コロナショックで「ローン延滞→自己破産」が急増する可能性

(資料:最高裁判所『司法統計』)

自己破産が急増する可能性もある

 それぐらいの慎重な計画を立てないと、万一の事態には対応できない。

 このままでは、住宅ローン延滞から破綻につながり、ひいては自己破産が急増することになりかねない。自己破産件数はこのところ年間6万件台から7万件台で落ち着いているが、これが図表3にあるように、2000年代初頭のように、10万件台、20万件台にいっきに膨らみかねない。

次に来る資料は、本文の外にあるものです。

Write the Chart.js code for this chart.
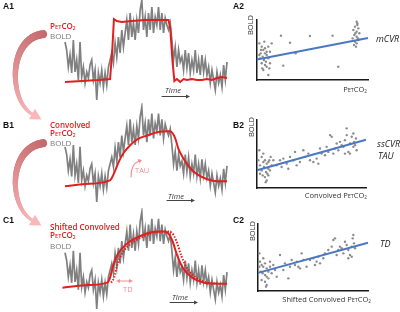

 そうならないためにも、住宅ローンを利用するときには、それなりの覚悟をもって臨む必要がある。それが「自己責任」ということだろう。新型コロナウイルス感染症拡大の影響による条件変更などの相談の急増は、改めてその「自己責任」の重要性を気づかせてくれたといえよう。

住宅ローンの「自己責任」の重要性

 これから新型コロナウイルス感染症の影響が住宅・不動産分野にも及び、中古マンションなどを中心に、物件価格が下落に向かう可能性がある。住宅ローン金利は低い水準が続いているのでここが買い時と購入に動こうとする人が出てくるかもしれない。

 しかし、いずれは新型コロナウイルス感染症を押さえ込むことができたとしても、コロナ後の社会はこれまでの社会と違って、さまざまな面で不確定要素が多くなる可能性が高い。
それだけに、住宅ローンの利用に当たっては、従来以上に「自己責任」意識が重要になってくるはずだ。